For four weeks this summer, Oak Park elementary and middle-school students will once again be enjoying a new and exciting type of summer school opportunity created to enhance their study and reading skills while preparing them for the academic year ahead. In its second year at the Main Library, the program connects learning to inquiry, experimentation, and hands-on projects that focus on collaboration and relationship building while supporting basic skill development in literacy and math. Much of the work will explore themes of social justice and empowering all voices. Read more about the 2019 Power of Partnerships summer school program »
The following article was originally published in the The Storyline’s winter 2018-19 edition as “Empowering all voices means making some noise”
Reimagining what summer school can be
Visitors to the Main Library over four weeks this summer may have noticed it was a little noisier than usual on the second and third floors. From July 16 to August 10, 2018, the Main Library hosted a lively weekday summer school designed to reimagine learning and achievement for elementary and middle school students, including some who had been struggling in the previous school year and had lower Measures of Academic Progress (MAP) scores.
When your goal is to empower all voices, you’re bound to make some noise.
“We’re trying to show all kids there is no limit to what you can achieve,” said Frances Kraft, co-founder of the Equity Team (E-Team), which collaborated with the library, Dominican University, and Oak Park Elementary School District 97 on the free Power of Partnerships summer school program.

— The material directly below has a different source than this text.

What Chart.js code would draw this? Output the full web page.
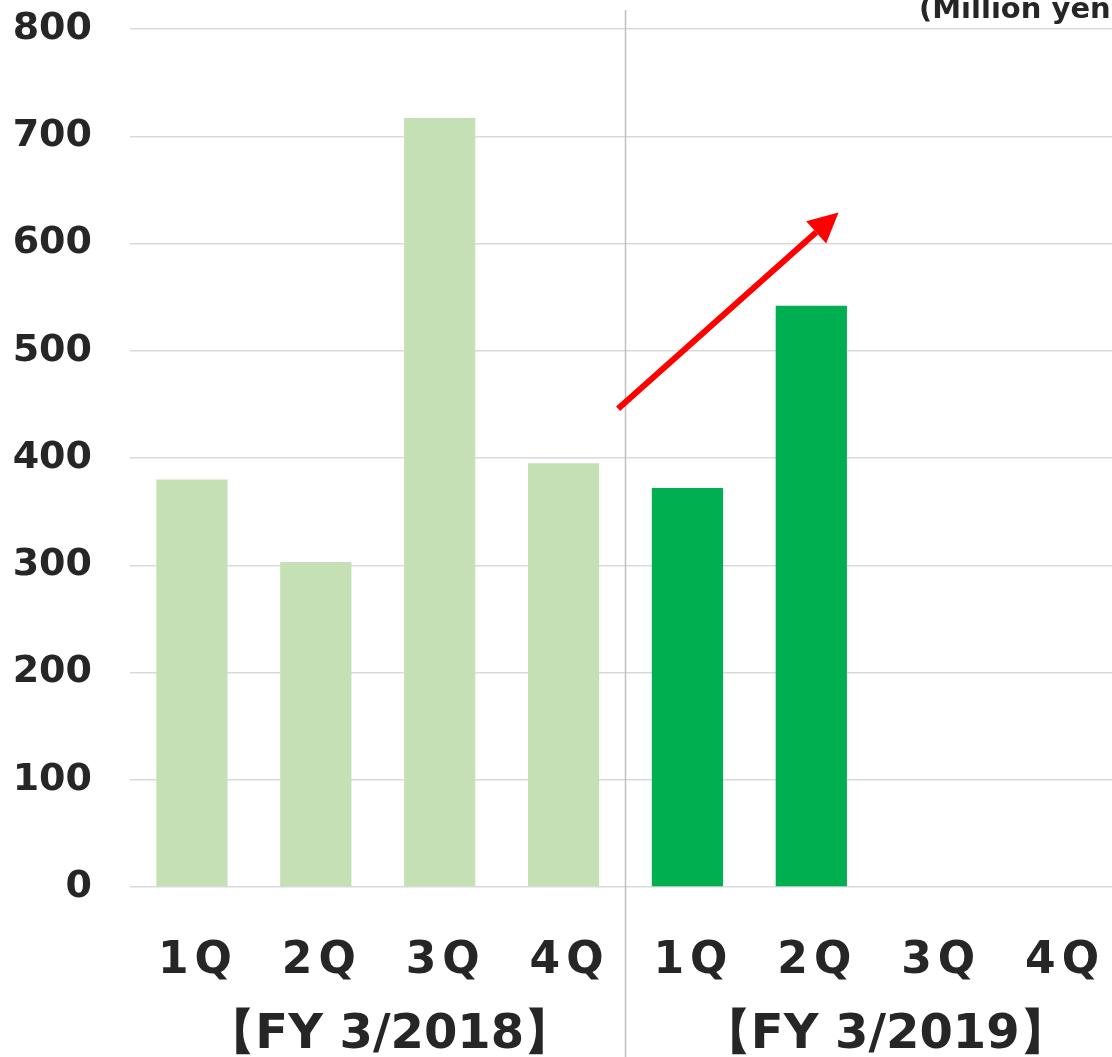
<!DOCTYPE html>
<html>
<head>
<meta charset="utf-8">
<script src="https://cdn.jsdelivr.net/npm/chart.js@4"></script>
<style>
    html, body { margin: 0; padding: 0; background: #fff; overflow: hidden; }
    #wrap { position: relative; width: 1126px; height: 1057px; }
</style>
</head>
<body>
<div id="wrap"><canvas id="barChart"></canvas></div>
<script>
// Quarterly values (Million yen)
const quarters = ["1Q", "2Q", "3Q", "4Q", "1Q", "2Q", "3Q", "4Q"];
const fiscalYears = ["【FY 3/2018】", "【FY 3/2019】"];
const yearOfQuarter = [0, 0, 0, 0, 1, 1, 1, 1];
const salesValues = [380, 303, 717, 395, 372, 542, null, null];
const barColors = ["#C5E0B4", "#C5E0B4", "#C5E0B4", "#C5E0B4", "#00B050", "#00B050", "#00B050", "#00B050"];
const yMin = 0, yMax = 800, yStep = 100;
const unitLabel = "(Million yen)";
// trend arrow, in category index / value units
const arrowFrom = [3.44, 446];
const arrowTo = [5.22, 629];

const FONT = "'DejaVu Sans', Verdana, sans-serif";
const TEXT = "#262626";

const extras = {
    id: "extras",
    beforeDatasetsDraw(chart) {
        const ctx = chart.ctx;
        const x = chart.scales.x;
        // separator between the fiscal years
        const sepX = (x.getPixelForValue(3) + x.getPixelForValue(4)) / 2;
        ctx.save();
        ctx.strokeStyle = "#c0c0c0";
        ctx.lineWidth = 1.5;
        ctx.beginPath();
        ctx.moveTo(sepX, 10);
        ctx.lineTo(sepX, chart.height);
        ctx.stroke();
        ctx.restore();
    },
    afterDraw(chart) {
        const ctx = chart.ctx;
        const x = chart.scales.x;
        const y = chart.scales.y;
        ctx.save();
        ctx.fillStyle = TEXT;

        // quarter labels
        ctx.font = "bold 44px " + FONT;
        ctx.letterSpacing = "6px";
        ctx.textAlign = "center";
        ctx.textBaseline = "alphabetic";
        quarters.forEach((q, i) => {
            ctx.fillText(q, x.getPixelForValue(i) + 6, 973);
        });

        // fiscal year labels
        ctx.letterSpacing = "0px";
        ctx.font = "bold 48px " + FONT;
        fiscalYears.forEach((fy, g) => {
            const idx = yearOfQuarter.map((v, i) => v === g ? i : -1).filter(i => i >= 0);
            const cx = (x.getPixelForValue(idx[0]) + x.getPixelForValue(idx[idx.length - 1])) / 2;
            ctx.fillText(fy, cx + 12, 1048);
        });

        // unit
        ctx.font = "bold 29px " + FONT;
        ctx.textAlign = "right";
        ctx.fillText(unitLabel, chart.width - 2, 18);

        // red trend arrow
        const x1 = x.getPixelForValue(arrowFrom[0]), y1 = y.getPixelForValue(arrowFrom[1]);
        const x2 = x.getPixelForValue(arrowTo[0]), y2 = y.getPixelForValue(arrowTo[1]);
        const ang = Math.atan2(y2 - y1, x2 - x1);
        const headLen = 30, headHalf = 15;
        const bx = x2 - headLen * Math.cos(ang), by = y2 - headLen * Math.sin(ang);
        ctx.strokeStyle = "#FF0000";
        ctx.fillStyle = "#FF0000";
        ctx.lineWidth = 6;
        ctx.beginPath();
        ctx.moveTo(x1, y1);
        ctx.lineTo(bx, by);
        ctx.stroke();
        ctx.beginPath();
        ctx.moveTo(x2, y2);
        ctx.lineTo(bx + headHalf * Math.sin(ang), by - headHalf * Math.cos(ang));
        ctx.lineTo(bx - headHalf * Math.sin(ang), by + headHalf * Math.cos(ang));
        ctx.closePath();
        ctx.fill();
        ctx.restore();
    }
};

const ctx = document.getElementById("barChart").getContext("2d");
new Chart(ctx, {
    type: "bar",
    data: {
        labels: quarters.map((q, i) => q + i),
        datasets: [{
            data: salesValues,
            backgroundColor: barColors,
            categoryPercentage: 1,
            barPercentage: 0.575
        }]
    },
    options: {
        responsive: true,
        maintainAspectRatio: false,
        animation: false,
        layout: { padding: { top: 29, right: 5, left: 0, bottom: 0 } },
        plugins: { legend: { display: false }, tooltip: { enabled: false } },
        scales: {
            x: {
                grid: { display: false },
                border: { display: false },
                ticks: { display: false },
                afterFit(scale) { scale.height = 170; }
            },
            y: {
                min: yMin,
                max: yMax,
                border: { display: false },
                grid: { color: "#d9d9d9", lineWidth: 1.5, drawTicks: false },
                ticks: {
                    stepSize: yStep,
                    padding: 38,
                    color: TEXT,
                    font: { family: FONT, size: 38, weight: "bold" }
                },
                afterFit(scale) {
                    scale.width = 130;
                    scale.paddingTop = 0;
                    scale.paddingBottom = 0;
                }
            }
        }
    },
    plugins: [extras]
});
</script>
</body>
</html>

“Libraries are some of the most trusted spaces in our community,” said Executive Director David J. Seleb. “If we can look beyond some of the traditional roles we have ascribed for ourselves or allowed others to ascribe to us, we have an incredible opportunity.”
Empowering all voices
In the Silent Reading Room and other library spaces, 55 students going into grades 2–8 worked in small groups and one-on-one with instructors in math, reading, and writing.
They did yoga, built architectural models, programmed robots, sang, danced, and performed spoken word.
The library is a neutral community space, and “a welcoming place where families can go not just to get a book, but to get support for their families,” Kraft added. “That’s why it made perfect sense to ground this work at the library.”
To make the program’s inquiry-based learning possible, “we had amazing people from the community come in,” Kraft said.
They included Dominican University reading specialists, a Spoken Word teacher from Oak Park and River Forest High School, and staff from the Frank Lloyd Wright Foundation, Keys2Broadway Educational Theater Company, and the Oak Park River Forest Food Pantry.
Some teen counselors themselves had been tutored and mentored at the library the previous school year in the IMLS–Triton College Activating Community Opportunities program.
An incubator for new approaches
For each child who participated, the E-Team tracked their progress and reported results back to District 97, with the goal of helping families and school staff work together as partners in the future.
Kraft said the Power of Partnerships program was meant to be an incubator for new approaches.
“For decades, Oak Park has been having conversations about the achievement gap, or the opportunity gap. That is the measurable gap between white and black students, between low-income and non-low-income students, in meeting or exceeding academic measures,” she said. “But Oak Park has every resource possible and the issue is not with our students or families. To really address this issue, systems have to change. People see this kind of summer school and say, maybe the system can change.”